Pakistani spy agency ISI's hand is being suspected in senior Baloch journalist and writer Sajid Hussain's sudden disappearance from Sweden. Hussain's whereabouts are unknown since March 2

Pakistani spy agency ISI's hand is being suspected in senior Baloch journalist and writer Sajid Hussain's sudden disappearance from Sweden. Hussain's whereabouts are unknown since March 2. This is first time a Baloch journalist has gone missing from abroad.
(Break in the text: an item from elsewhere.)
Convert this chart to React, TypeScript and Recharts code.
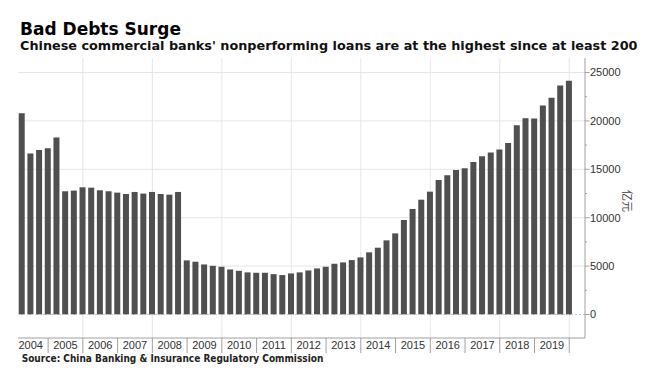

Afghanistan-Pakistan experts, speaking on the condition of anonymity, told ET that the ISI could be behind his disappearance as he was a vocal critic of the Pakistan government and its agencies.

Reporters Without Borders (RSF) too has expressed suspicion that a Pakistani journalist who had been missing for a month in Sweden was abducted "at the behest" of an intelligence agency in Pakistan. "Considering the recent attacks and harassment against other Pakistani journalists in Europe, we cannot ignore the possibility that his disappearance is related to his work," Erik Halkjaer, the president of RSF's Swedish section, said in a statement on March 30.
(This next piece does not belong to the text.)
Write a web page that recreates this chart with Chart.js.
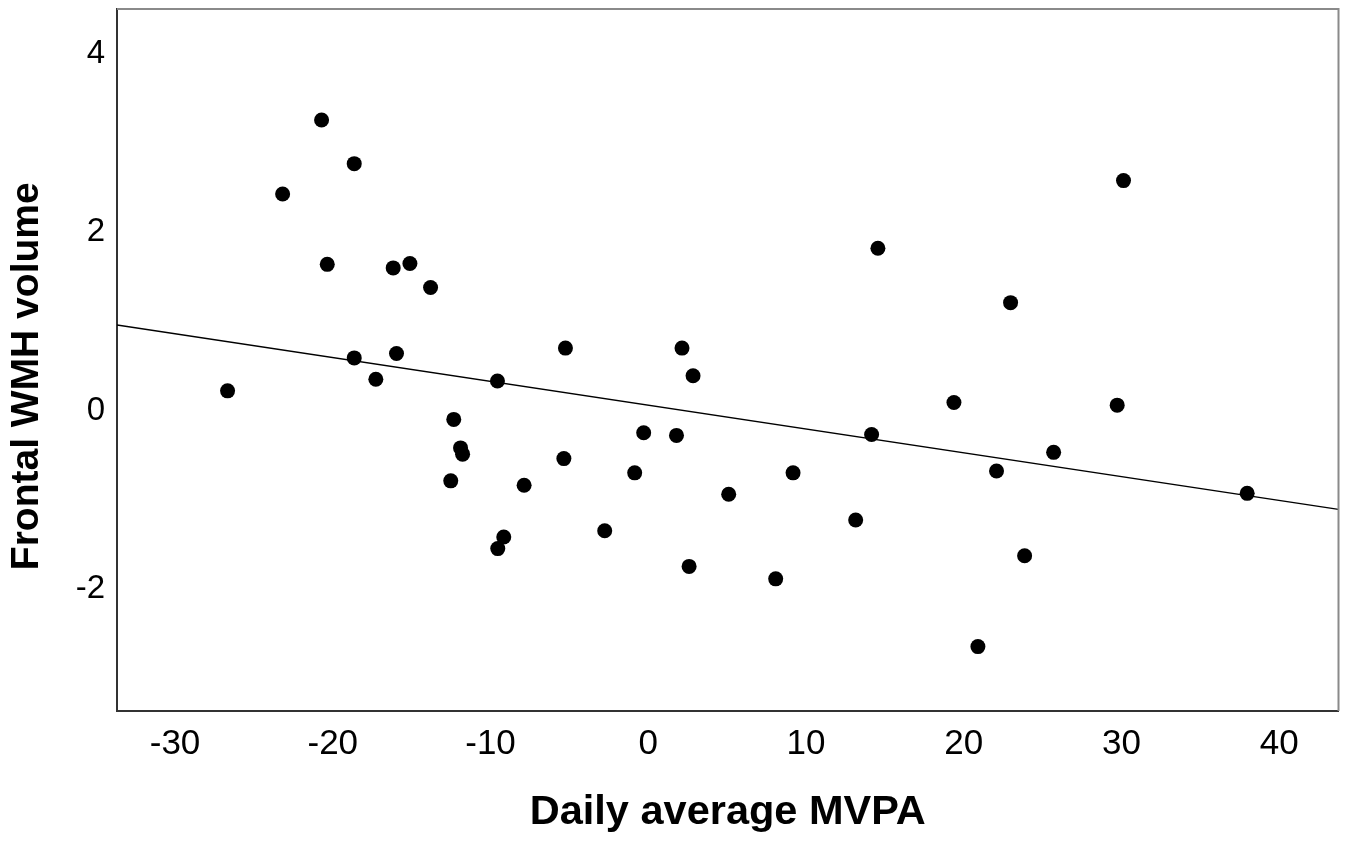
<!DOCTYPE html>
<html>
<head>
<meta charset="utf-8">
<title>Frontal WMH volume vs Daily average MVPA</title>
<script src="https://cdn.jsdelivr.net/npm/chart.js@4.4.0/dist/chart.umd.min.js"></script>
<style>
  html, body { margin: 0; padding: 0; background: #fff; }
  #wrap { width: 1346px; height: 843px; }
</style>
</head>
<body>
<div id="wrap"><canvas id="scatterChart"></canvas></div>
<script>
// values
var mvpa = [
  -20.71, -18.64, -23.18, -20.35, -16.17, -15.11, -13.80, -18.64, -15.96, -17.27,
  -26.67, -5.25, 2.14, 2.84, -9.56, -12.33, -0.29, 1.79, 14.16, -11.90,
  -11.77, -5.35, -0.86, 9.18, -12.52, -7.87, 5.10, 13.15, -2.76, -9.16,
  -9.54, 2.59, 8.08, 30.13, 14.56, 22.97, 19.38, 29.73, 25.70, 22.08,
  37.97, 23.86, 20.90
];
var wmh = [
  3.26, 2.77, 2.43, 1.64, 1.60, 1.65, 1.38, 0.59, 0.64, 0.35,
  0.22, 0.70, 0.70, 0.39, 0.33, -0.10, -0.25, -0.28, -0.27, -0.42,
  -0.49, -0.54, -0.70, -0.70, -0.79, -0.84, -0.94, -1.23, -1.35, -1.42,
  -1.55, -1.75, -1.89, 2.58, 1.82, 1.21, 0.09, 0.06, -0.47, -0.68,
  -0.93, -1.63, -2.65
];

// fit line ends (at the edges of the plot)
var fitX = [-33.68, 43.76];
var fitY = [0.96, -1.11];

var xTicks = [-30, -20, -10, 0, 10, 20, 30, 40];
var yTicks = [-2, 0, 2, 4];
var xRange = [-33.68, 43.76];
var yRange = [-3.373, 4.506];

var points = [];
for (var i in mvpa) {
  points.push({x: mvpa[i], y: wmh[i]});
}
var fitLine = [];
for (var j in fitX) {
  fitLine.push({x: fitX[j], y: fitY[j]});
}

Chart.defaults.font.family = 'Arial, "Liberation Sans", sans-serif';
Chart.defaults.color = '#000';

// top and right sides of the box
var framePlugin = {
  id: 'frame',
  afterDraw: function(chart) {
    var a = chart.chartArea;
    var ctx = chart.ctx;
    ctx.save();
    ctx.strokeStyle = '#8a8a8a';
    ctx.lineWidth = 2;
    ctx.beginPath();
    ctx.moveTo(a.left, a.top);
    ctx.lineTo(a.right, a.top);
    ctx.lineTo(a.right, a.bottom);
    ctx.stroke();
    ctx.restore();
  }
};

var ctx = document.getElementById('scatterChart');

new Chart(ctx, {
  type: 'scatter',
  data: {
    datasets: [
      {
        label: 'Fit',
        type: 'line',
        data: fitLine,
        borderColor: '#000',
        borderWidth: 1.5,
        pointRadius: 0,
        fill: false,
        order: 2
      },
      {
        label: 'Participants',
        data: points,
        backgroundColor: '#000',
        borderWidth: 0,
        pointRadius: 7.5,
        pointHoverRadius: 7.5,
        order: 1
      }
    ]
  },
  options: {
    responsive: true,
    maintainAspectRatio: false,
    animation: false,
    layout: { padding: { top: 9, right: 7, bottom: 0, left: 0 } },
    plugins: {
      legend: { display: false },
      tooltip: { enabled: false }
    },
    scales: {
      x: {
        type: 'linear',
        min: xRange[0],
        max: xRange[1],
        afterBuildTicks: function(scale) {
          scale.ticks = xTicks.map(function(v) { return {value: v}; });
        },
        afterFit: function(scale) {
          scale.height = 132;
          scale.paddingLeft = 0;
          scale.paddingRight = 0;
        },
        grid: { display: false, drawTicks: false },
        border: { display: true, color: '#333', width: 2 },
        ticks: { font: { size: 35 }, padding: 12, maxRotation: 0 },
        title: {
          display: true,
          text: 'Daily average MVPA',
          font: { size: 41.5, weight: 'bold' },
          padding: { top: 0, bottom: 6 }
        }
      },
      y: {
        type: 'linear',
        min: yRange[0],
        max: yRange[1],
        afterBuildTicks: function(scale) {
          scale.ticks = yTicks.map(function(v) { return {value: v}; });
        },
        afterFit: function(scale) {
          scale.width = 117;
          scale.paddingTop = 0;
          scale.paddingBottom = 0;
        },
        grid: { display: false, drawTicks: false },
        border: { display: true, color: '#333', width: 2 },
        ticks: { font: { size: 33 }, padding: 12 },
        title: {
          display: true,
          // trailing spaces push the label a little lower, as in the original
          text: 'Frontal WMH volume   ',
          font: { size: 39, weight: 'bold' },
          padding: { top: 4, bottom: 0 }
        }
      }
    }
  },
  plugins: [framePlugin]
});
</script>
</body>
</html>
According to Daniel Bastard, the head of RSF’s Asia-Pacific desk, this was a case of enforced disappearance. "If you ask yourself who would have an interest in silencing a dissident journalist, the first response would have to be the Pakistani intelligence services," Radio Free Europe quoted Bastard as saying. The Baluchistan Times has "often crossed the 'red lines' imposed by the military establishment in Islamabad", according to the Paris-based RSF.
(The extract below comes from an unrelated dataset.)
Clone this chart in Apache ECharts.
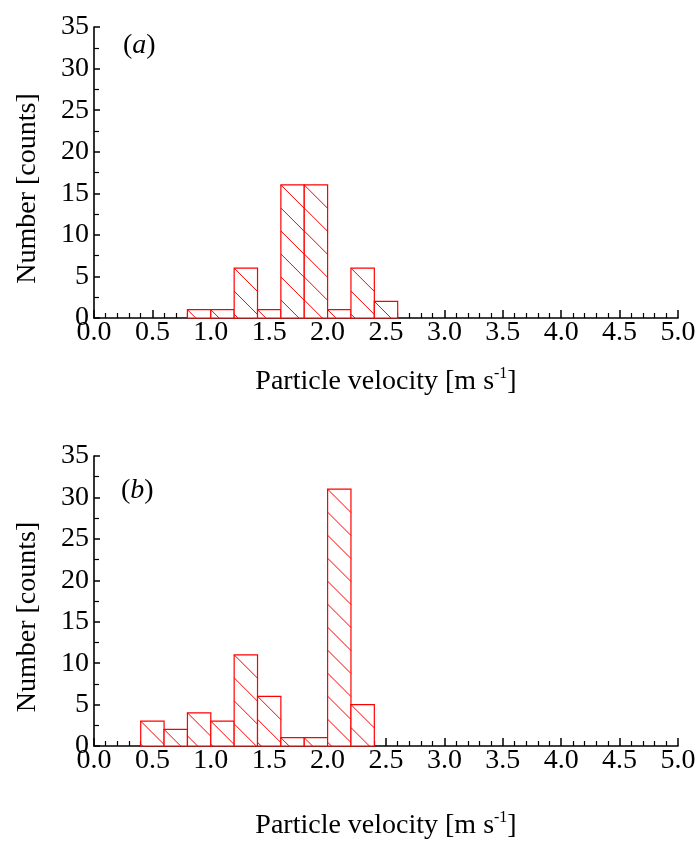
<!DOCTYPE html>
<html>
<head>
<meta charset="utf-8">
<script src="https://cdn.jsdelivr.net/npm/echarts@6/dist/echarts.min.js"></script>
<style>
  html, body { margin: 0; padding: 0; background: #fff; }
  #chart { width: 699px; height: 841px; }
</style>
</head>
<body>
<div id="chart"></div>
<script>
// Histogram bins (left edges, m/s) and counts for each panel
const binWidth = 0.2;
const binLeftA = [0.8, 1.0, 1.2, 1.4, 1.6, 1.8, 2.0, 2.2, 2.4];
const countsA  = [1, 1, 6, 1, 16, 16, 1, 6, 2];
const binLeftB = [0.4, 0.6, 0.8, 1.0, 1.2, 1.4, 1.6, 1.8, 2.0, 2.2];
const countsB  = [3, 2, 4, 3, 11, 6, 1, 1, 31, 5];

const xTicks = [0, 0.5, 1, 1.5, 2, 2.5, 3, 3.5, 4, 4.5, 5];
const yTicks = [0, 5, 10, 15, 20, 25, 30, 35];

const FONT = '"Liberation Serif", "Times New Roman", serif';
const FS = 28;
const RED = '#ff0000';
const HATCH_GAP = 23; // vertical distance between hatch lines, px

function toData(lefts, counts) {
  return lefts.map((l, i) => [l, +(l + binWidth).toFixed(2), counts[i]]);
}

// Draws a hatched bar: white fill, "\" hatching clipped to the bar, red outline
function renderBar(params, api) {
  const tl = api.coord([api.value(0), api.value(2)]);
  const br = api.coord([api.value(1), 0]);
  const x0 = tl[0], y0 = tl[1], x1 = br[0], y1 = br[1];
  const children = [{
    type: 'rect',
    shape: { x: x0, y: y0, width: x1 - x0, height: y1 - y0 },
    style: { fill: '#fff', stroke: null }
  }];
  const c0 = y0 - x0;
  const kMin = -Math.ceil((x1 - x0) / HATCH_GAP) - 1;
  const kMax = Math.ceil((y1 - y0) / HATCH_GAP) + 1;
  for (let k = kMin; k <= kMax; k++) {
    const c = c0 + k * HATCH_GAP;
    const xs = Math.max(x0, y0 - c);
    const xe = Math.min(x1, y1 - c);
    if (xe - xs > 1) {
      children.push({
        type: 'line',
        shape: { x1: xs, y1: xs + c, x2: xe, y2: xe + c },
        style: { stroke: RED, lineWidth: 1 }
      });
    }
  }
  children.push({
    type: 'rect',
    shape: { x: x0, y: y0, width: x1 - x0, height: y1 - y0 },
    style: { fill: null, stroke: RED, lineWidth: 1.2 }
  });
  return { type: 'group', children };
}

function xAxisFor(gridIndex, nameGap) {
  return {
    type: 'value', gridIndex, min: xTicks[0], max: xTicks[xTicks.length - 1],
    interval: xTicks[1] - xTicks[0],
    name: 'Particle velocity [m s{sup|-1}]',
    nameLocation: 'middle', nameGap,
    nameTextStyle: {
      fontFamily: FONT, fontSize: FS, color: '#000',
      rich: { sup: { fontFamily: FONT, fontSize: 16, color: '#000', verticalAlign: 'top', padding: [0, 0, 16, 0] } }
    },
    axisLine: { show: true, onZero: false, lineStyle: { color: '#000', width: 1.6 } },
    axisTick: { show: true, inside: true, length: 8, lineStyle: { color: '#000', width: 1.5 } },
    minorTick: { show: true, splitNumber: 5, length: 5, lineStyle: { color: '#000', width: 1.2 } },
    splitLine: { show: false },
    axisLabel: {
      fontFamily: FONT, fontSize: FS, color: '#000', margin: 1,
      formatter: v => v.toFixed(1)
    }
  };
}

function yAxisFor(gridIndex) {
  return {
    type: 'value', gridIndex, min: yTicks[0], max: yTicks[yTicks.length - 1],
    interval: yTicks[1] - yTicks[0],
    name: 'Number [counts]', nameLocation: 'middle', nameGap: 52,
    // right padding nudges the rotated title slightly downward
    nameTextStyle: { fontFamily: FONT, fontSize: FS, color: '#000', padding: [0, 32, 0, 0] },
    axisLine: { show: true, lineStyle: { color: '#000', width: 1.6 } },
    axisTick: { show: true, inside: true, length: 6, lineStyle: { color: '#000', width: 1.5 } },
    minorTick: { show: true, splitNumber: 2, length: 5, lineStyle: { color: '#000', width: 1.2 } },
    splitLine: { show: false },
    axisLabel: { fontFamily: FONT, fontSize: FS, color: '#000', margin: 5 }
  };
}

const chart = echarts.init(document.getElementById('chart'), null, { renderer: 'canvas' });
chart.setOption({
  backgroundColor: '#fff',
  animation: false,
  grid: [
    { left: 94, top: 27, width: 584, height: 291 },
    { left: 94, top: 456, width: 584, height: 292 }
  ],
  xAxis: [xAxisFor(0, 48), xAxisFor(1, 64)],
  yAxis: [yAxisFor(0), yAxisFor(1)],
  series: [
    { type: 'custom', xAxisIndex: 0, yAxisIndex: 0, renderItem: renderBar, data: toData(binLeftA, countsA), clip: false },
    { type: 'custom', xAxisIndex: 1, yAxisIndex: 1, renderItem: renderBar, data: toData(binLeftB, countsB), clip: false }
  ],
  graphic: [
    {
      type: 'text', left: 123, top: 32,
      style: { text: '({i|a})', font: FS + 'px ' + FONT, fill: '#000',
        rich: { i: { fontFamily: FONT, fontSize: FS, fontStyle: 'italic', fill: '#000' } } }
    },
    {
      type: 'text', left: 121, top: 477,
      style: { text: '({i|b})', font: FS + 'px ' + FONT, fill: '#000',
        rich: { i: { fontFamily: FONT, fontSize: FS, fontStyle: 'italic', fill: '#000' } } }
    }
  ]
});
</script>
</body>
</html>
Hussain, who is on exile in Sweden, is the chief editor of the Baluchistan Times online magazine. Hussain is the nephew of Shaheed Ghulam Mohammad Baloch, the founder of the Baloch National Movement (BNM) and therefore part of the ideology that fought against discriminatory policies of Islamabad, according to one of experts ET spoke to. The BNM has urged Sweden to launch an investigation into his disappearance.

Hussain fled Pakistan in 2012 after receiving threats related to his reporting, and sought political asylum in Sweden in 2017, according to news reports. He has been incommunicado since he boarded a train in Stockholm on March 2 to go to Uppsala, 70 km north of the Swedish capital, to collect the keys to his new apartment, local media reports said. He reportedly alighted from the train in Uppsala.